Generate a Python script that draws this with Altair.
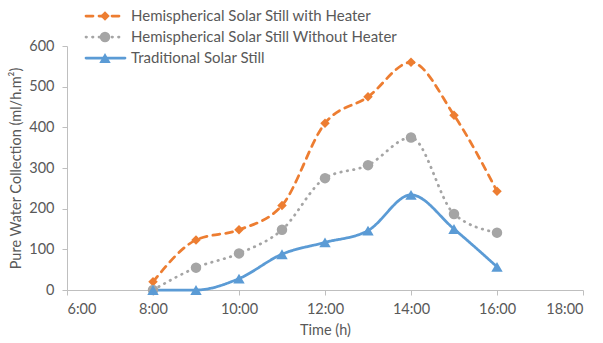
import altair as alt
import pandas as pd

# Hourly readings (hour of day) and water collection rates in ml/h.m2
hours = [8, 9, 10, 11, 12, 13, 14, 15, 16]
with_heater = [20, 123, 148, 208, 410, 475, 560, 430, 243]
without_heater = [0, 55, 90, 148, 275, 307, 375, 187, 141]
traditional = [0, 0, 28, 88, 117, 146, 234, 150, 57]

series_names = [
    "Hemispherical Solar Still with Heater",
    "Hemispherical Solar Still Without Heater",
    "Traditional Solar Still",
]
series_colors = ["#ED7D31", "#A5A5A5", "#5B9BD5"]
series_dashes = [[7, 6], [0.5, 6], [1, 0]]
series_shapes = ["diamond", "circle", "triangle-up"]

rows = []
for name, vals in zip(series_names, [with_heater, without_heater, traditional]):
    for h, v in zip(hours, vals):
        rows.append({"hour": h, "value": v, "series": name})
df = pd.DataFrame(rows)
legend_df = pd.DataFrame({"series": series_names, "row": list(range(len(series_names)))})

FONT = "Lato"
TEXT = "#595959"
AXIS = "#BFBFBF"

color = alt.Color("series:N", scale=alt.Scale(domain=series_names, range=series_colors), legend=None)
dash = alt.StrokeDash("series:N", scale=alt.Scale(domain=series_names, range=series_dashes), legend=None)
shape = alt.Shape("series:N", scale=alt.Scale(domain=series_names, range=series_shapes), legend=None)
size = alt.Size("series:N", scale=alt.Scale(domain=series_names, range=[90, 130, 110]), legend=None)

x = alt.X(
    "hour:Q",
    scale=alt.Scale(domain=[6, 18], nice=False),
    axis=alt.Axis(
        values=[6, 8, 10, 12, 14, 16, 18],
        labelExpr="datum.value + ':00'",
        title="Time (h)",
        grid=False,
        domainColor=AXIS,
        tickColor=AXIS,
        tickSize=5,
        labelPadding=7,
        titlePadding=8,
    ),
)
y = alt.Y(
    "value:Q",
    scale=alt.Scale(domain=[0, 600], nice=False),
    axis=alt.Axis(
        values=[0, 100, 200, 300, 400, 500, 600],
        title="Pure Water Collection (ml/h.m²)",
        grid=False,
        domainColor=AXIS,
        tickColor=AXIS,
        tickSize=5,
        labelPadding=8,
        titlePadding=5,
    ),
)

base = alt.Chart(df)
lines = base.mark_line(strokeWidth=2.75, interpolate="monotone", strokeCap="round").encode(
    x=x, y=y, color=color, strokeDash=dash, detail="series:N"
)
points = base.mark_point(filled=True, opacity=1).encode(
    x=x, y=y, color=color, shape=shape, size=size
)
plot = alt.layer(lines, points)

# Custom legend rows placed above the top-left of the plot
ly = alt.Y("row:Q", scale=alt.Scale(domain=[0, 2], range=[-30, 12]), axis=None)
leg = alt.Chart(legend_df)
leg_lines = leg.mark_rule(strokeWidth=2.75, strokeCap="round").encode(
    x=alt.value(19), x2=alt.value(58), y=ly, color=color, strokeDash=dash
)
leg_points = leg.mark_point(filled=True, opacity=1).encode(
    x=alt.value(38), y=ly, color=color, shape=shape, size=size
)
leg_text = leg.mark_text(align="left", baseline="middle", fontSize=15, font=FONT, color=TEXT).encode(
    x=alt.value(64), y=ly, text="series:N"
)
legend = alt.layer(leg_lines, leg_points, leg_text)

chart = (
    alt.layer(plot, legend)
    .resolve_scale(y="independent")
    .properties(
        width=516,
        height=244,
        background="white",
        autosize=alt.AutoSizeParams(type="none"),
        padding={"left": 67, "top": 46, "right": 20, "bottom": 53},
    )
    .configure_view(stroke=None)
    .configure_axis(
        labelFont=FONT,
        titleFont=FONT,
        labelFontSize=14.5,
        titleFontSize=14.5,
        labelColor=TEXT,
        titleColor=TEXT,
        titleFontWeight="normal",
    )
)

chart.save("out.html", embed_options={"renderer": "svg", "actions": False})
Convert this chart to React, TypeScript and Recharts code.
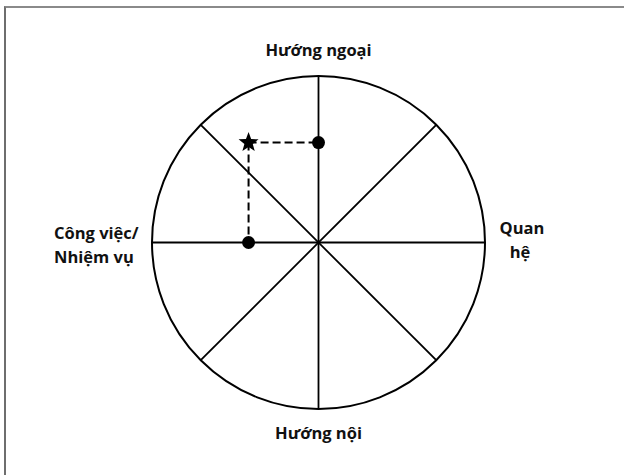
import React from 'react';
import { ScatterChart, Scatter, XAxis, YAxis, ReferenceLine, ReferenceDot } from 'recharts';

// axis poles: top, right, bottom, left
const poleLabels = ['Hướng ngoại', 'Quan hệ', 'Hướng nội', 'Công việc/ Nhiệm vụ'];
const spokeAngles = [0, 45, 90, 135];
const dots = [
  { x: 0, y: 6 },
  { x: -4.2, y: 0 },
];
const stars = [{ x: -4.2, y: 6 }];

const W = 624;
const H = 475;
const margin = { top: 76, right: 139, bottom: 66, left: 152 };
const plot = W - margin.left - margin.right; // square plot
const R = 10;
const font = '"Open Sans", sans-serif';

const toRad = (d: number) => (d * Math.PI) / 180;

const DotShape = (props: any) => <circle cx={props.cx} cy={props.cy} r={6.5} fill="#000" />;

const StarShape = (props: any) => {
  const { cx, cy } = props;
  const pts: string[] = [];
  for (let i = 0; i < 10; i++) {
    const r = i % 2 === 0 ? 10.5 : 4.4;
    const a = toRad(-90 + i * 36);
    pts.push(`${cx + r * Math.cos(a)},${cy + r * Math.sin(a)}`);
  }
  return <polygon points={pts.join(' ')} fill="#000" />;
};

const labelStyle = { fontFamily: font, fontWeight: 700, fontSize: 16.5, fill: '#111' };

export default function App() {
  const cx = margin.left + plot / 2;
  return (
    <div style={{ position: 'absolute', left: 0, top: 0, width: W, height: H, background: '#fff' }}>
      <div
        style={{
          position: 'absolute',
          left: 4,
          top: 6,
          right: 0,
          bottom: 0,
          borderTop: '2px solid #8a8a8a',
          borderLeft: '2px solid #6e6e6e',
        }}
      />
      <div style={{ position: 'absolute', left: 0, top: 0 }}>
        <ScatterChart width={W} height={H} margin={margin}>
          <XAxis type="number" dataKey="x" domain={[-R, R]} hide />
          <YAxis type="number" dataKey="y" domain={[-R, R]} hide />
          <ReferenceDot x={0} y={0} r={plot / 2} fill="none" stroke="#000" strokeWidth={2} />
          {spokeAngles.map((a) => (
            <ReferenceLine
              key={a}
              segment={[
                { x: R * Math.cos(toRad(a)), y: R * Math.sin(toRad(a)) },
                { x: -R * Math.cos(toRad(a)), y: -R * Math.sin(toRad(a)) },
              ]}
              stroke="#000"
              strokeWidth={1.8}
            />
          ))}
          {dots.map((d, i) => (
            <ReferenceLine
              key={'dash' + i}
              segment={[stars[0], d]}
              stroke="#000"
              strokeWidth={2}
              strokeDasharray="8 4"
            />
          ))}
          <Scatter data={dots} shape={DotShape} isAnimationActive={false} />
          <Scatter data={stars} shape={StarShape} isAnimationActive={false} />
          <text x={cx} y={56} textAnchor="middle" style={labelStyle}>
            {poleLabels[0]}
          </text>
          <text x={522} y={234} textAnchor="middle" style={labelStyle}>
            <tspan x={522}>{poleLabels[1].split(' ')[0]}</tspan>
            <tspan x={520} dy={24}>{poleLabels[1].split(' ')[1]}</tspan>
          </text>
          <text x={cx} y={439} textAnchor="middle" style={labelStyle}>
            {poleLabels[2]}
          </text>
          <text x={54} y={239} textAnchor="start" style={labelStyle}>
            <tspan x={54}>{poleLabels[3].split(' ').slice(0, 2).join(' ')}</tspan>
            <tspan x={54} dy={24}>{poleLabels[3].split(' ').slice(2).join(' ')}</tspan>
          </text>
        </ScatterChart>
      </div>
    </div>
  );
}
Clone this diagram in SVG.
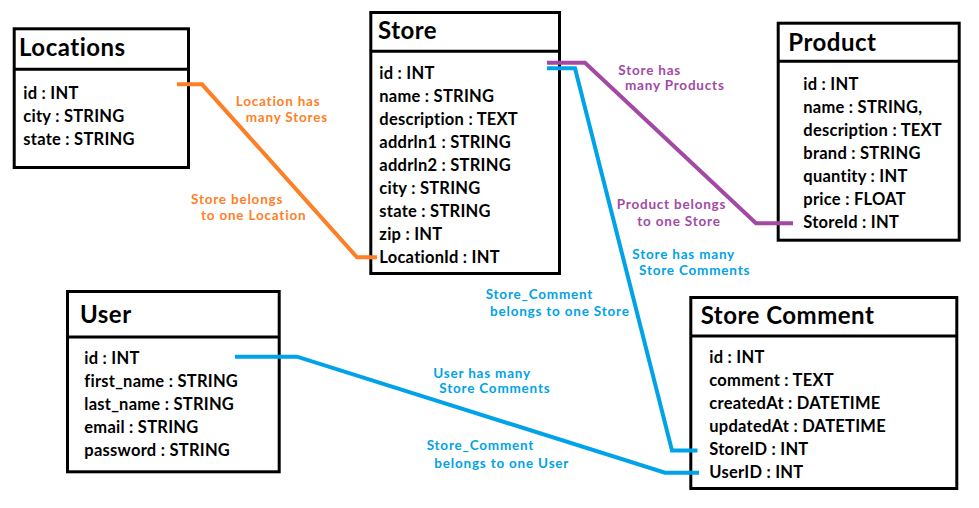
<svg xmlns="http://www.w3.org/2000/svg" width="979" height="508" viewBox="0 0 979 508">
<style>
  .box { fill: #fff; stroke: #000; stroke-width: 3; }
  .div { stroke: #000; stroke-width: 3; }
  .title { font-family: Lato, "Open Sans", sans-serif; font-weight: bold; font-size: 24px; letter-spacing: 0.5px; fill: #000; }
  .attr { font-family: Lato, "Open Sans", sans-serif; font-weight: bold; font-size: 16.5px; letter-spacing: 0.25px; fill: #000; }
  .lbl { font-family: Lato, "Open Sans", sans-serif; font-weight: bold; font-size: 13.5px; letter-spacing: 0.8px; }
  .conn { fill: none; stroke-width: 4; stroke-linejoin: miter; }
  .orange { stroke: #FF7F27; }
  .purple { stroke: #A349A4; }
  .blue { stroke: #00A2E8; }
  .t-orange { fill: #FF7F27; }
  .t-purple { fill: #A349A4; }
  .t-blue { fill: #00A2E8; }
</style>
<rect width="979" height="508" fill="#fff"/>

<g id="locations">
  <rect class="box" x="14.2" y="28.8" width="174.3" height="138.7"/>
  <line class="div" x1="14.2" y1="69.3" x2="188.5" y2="69.3"/>
  <text class="title" x="19" y="56">Locations</text>
  <text class="attr" x="23.3" y="98.7">id : INT</text>
  <text class="attr" x="23.3" y="121.7">city : STRING</text>
  <text class="attr" x="23.3" y="144.7">state : STRING</text>
</g>

<g id="store">
  <rect class="box" x="370.8" y="12.5" width="188.7" height="261"/>
  <line class="div" x1="370.8" y1="51.2" x2="559.5" y2="51.2"/>
  <text class="title" x="378" y="39.3">Store</text>
  <text class="attr" x="379.3" y="79">id : INT</text>
  <text class="attr" x="379.3" y="102">name : STRING</text>
  <text class="attr" x="379.3" y="125">description : TEXT</text>
  <text class="attr" x="379.3" y="148">addrln1 : STRING</text>
  <text class="attr" x="379.3" y="171">addrln2 : STRING</text>
  <text class="attr" x="379.3" y="194">city : STRING</text>
  <text class="attr" x="379.3" y="217">state : STRING</text>
  <text class="attr" x="379.3" y="240">zip : INT</text>
  <text class="attr" x="379.3" y="263">LocationId : INT</text>
</g>

<g id="product">
  <rect class="box" x="778.2" y="23.2" width="181" height="217"/>
  <line class="div" x1="778.2" y1="61.2" x2="959.2" y2="61.2"/>
  <text class="title" x="788.3" y="51">Product</text>
  <text class="attr" x="803.3" y="90.3">id : INT</text>
  <text class="attr" x="803.3" y="113.3">name : STRING,</text>
  <text class="attr" x="803.3" y="136.3">description : TEXT</text>
  <text class="attr" x="803.3" y="159.3">brand : STRING</text>
  <text class="attr" x="803.3" y="182.3">quantity : INT</text>
  <text class="attr" x="803.3" y="205.3">price : FLOAT</text>
  <text class="attr" x="803.3" y="228.3">StoreId : INT</text>
</g>

<g id="user">
  <rect class="box" x="67.5" y="291.5" width="211.7" height="180.3"/>
  <line class="div" x1="67.5" y1="337" x2="279.2" y2="337"/>
  <text class="title" x="80" y="322.7">User</text>
  <text class="attr" x="84.3" y="364">id : INT</text>
  <text class="attr" x="84.3" y="387">first_name : STRING</text>
  <text class="attr" x="84.3" y="410">last_name : STRING</text>
  <text class="attr" x="84.3" y="433">email : STRING</text>
  <text class="attr" x="84.3" y="456">password : STRING</text>
</g>

<g id="store-comment">
  <rect class="box" x="690.8" y="297.5" width="266" height="191"/>
  <line class="div" x1="690.8" y1="336" x2="956.8" y2="336"/>
  <text class="title" x="700.7" y="324.3">Store Comment</text>
  <text class="attr" x="709.3" y="363.3">id : INT</text>
  <text class="attr" x="709.3" y="386.3">comment : TEXT</text>
  <text class="attr" x="709.3" y="409.3">createdAt : DATETIME</text>
  <text class="attr" x="709.3" y="432.3">updatedAt : DATETIME</text>
  <text class="attr" x="709.3" y="455.3">StoreID : INT</text>
  <text class="attr" x="709.3" y="478.3">UserID : INT</text>
</g>

<g id="connectors">
  <path class="conn orange" d="M177,84.3 H202 L357,257.3 H377"/>
  <path class="conn purple" d="M547,62.7 H585 L756,223.3 H793"/>
  <path class="conn blue" d="M547,68.3 H575 L672,450.5 H697.5"/>
  <path class="conn blue" d="M235,356.7 H297 L665,472.7 H699"/>
</g>

<g id="labels">
  <text class="lbl t-orange" x="235.7" y="105.7">Location has</text>
  <text class="lbl t-orange" x="245.7" y="121.7">many Stores</text>
  <text class="lbl t-orange" x="191" y="204.3">Store belongs</text>
  <text class="lbl t-orange" x="201" y="220">to one Location</text>
  <text class="lbl t-purple" x="618.3" y="74.5">Store has</text>
  <text class="lbl t-purple" x="625" y="89.5">many Products</text>
  <text class="lbl t-purple" x="616.7" y="209.3">Product belongs</text>
  <text class="lbl t-purple" x="637.3" y="225.7">to one Store</text>
  <text class="lbl t-blue" x="632.3" y="259">Store has many</text>
  <text class="lbl t-blue" x="639" y="275">Store Comments</text>
  <text class="lbl t-blue" x="485.7" y="299.3">Store_Comment</text>
  <text class="lbl t-blue" x="490" y="316">belongs to one Store</text>
  <text class="lbl t-blue" x="433.3" y="377.7">User has many</text>
  <text class="lbl t-blue" x="439.3" y="392.7">Store Comments</text>
  <text class="lbl t-blue" x="426.7" y="450">Store_Comment</text>
  <text class="lbl t-blue" x="434.3" y="468.3">belongs to one User</text>
</g>
</svg>
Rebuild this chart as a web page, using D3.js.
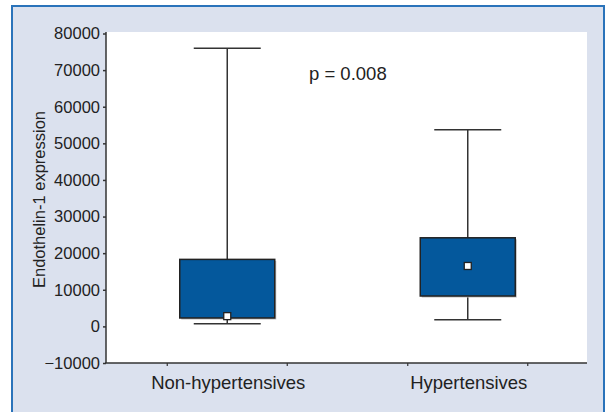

--------------------

Everything from the top line of the data down to and including the line with "import pandas as pd" is to be copied, except the pictures.

** Full solution **
Generate a Python script that draws this with Altair.
import altair as alt
import pandas as pd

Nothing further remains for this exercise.